Secondo quesito: Tariffa del servizio idrico integrato. Attualmente –e anche in futuro, salvo l’intervento di una nuova e diversa legge la
determinazione delle tariffe del servizio idrico sono calcolate in base al capitale investito. I cittadini si sono espressi per l’abrogazione di un comma del codice dell’ambiente,secondo cui la tariffa del servizio idrico sarebbe stata determinata considerando “l’adeguatezza della remunerazione del capitale investito”. La norma era tanto tecnica quanto carente. Quale l’autorità che avrebbe dovuto vigilare, visto che gli esempi in questo senso in Italia sono stati maldestri e spesso asserviti al potere politico?
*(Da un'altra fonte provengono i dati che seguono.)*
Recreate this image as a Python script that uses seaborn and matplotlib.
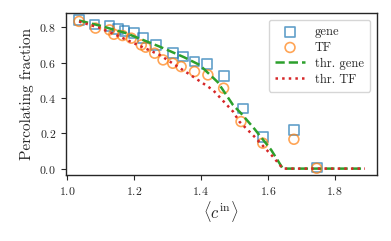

Anche qui le ragioni del “Sì” sono prevalse: secondo questa accezione, così si sono impediti i “profitti sull’acqua”, caricando sulla bolletta un 7% in più senza garantire piani di reinvestimento per migliorare il servizio. Per i sostenitori del “No”, senza remunerazione del capitale i privati non hanno interesse ad entrare nella gestione
del servizio che rimane con acquedotti colabrodo e persino con alcune zone senz’acqua corrente. Il 7% lordo alla remunerazione del capitale investito è evidentemente inadeguato alla diversità delle situazioni. La dispersione dell’acqua dalla fonte al rubinetto è spaventosa: un po’ si perde nelle dorsali di collegamento, molta negli acquedotti e guasti delle reti nei centri urbani; alcuni semplicemente la rubano, altri non pagano le bollette. Controlli sulla potabilità e qualità dell’acqua, distribuzione, acquedotti, collettamento nelle fogne, depurazioni e scarico. Per rimettere la “filiera” a posto sono necessari circa 100 miliardi di euro. L’Italia, col debito pubblico al 120% del Pil non può farlo. Servono allora i privati, anche esteri, con capitali freschi, ma gl’italiani hanno detto no. Certo, la questione è estremamente complessa. Un caso di maggior successo
è quello di Tatcheriana memoria inglese: la Lady di ferro privatizzò dieci compagnie pubbliche che vendevano acqua. Nei primi anni le tariffe salirono del 40%, ma un controllo stringente dell’autority impose regole severissime con successivo calo di esborso di denaro dei cittadini.
Guardando in casa nostra l’Abruzzo, tra le primissime regioni europee produttrici di vino, ha dimenticato che andrebbe appena sistemata la rete idrica, la quale dimentica per strada la bellezza del 77% dell’acqua che porta.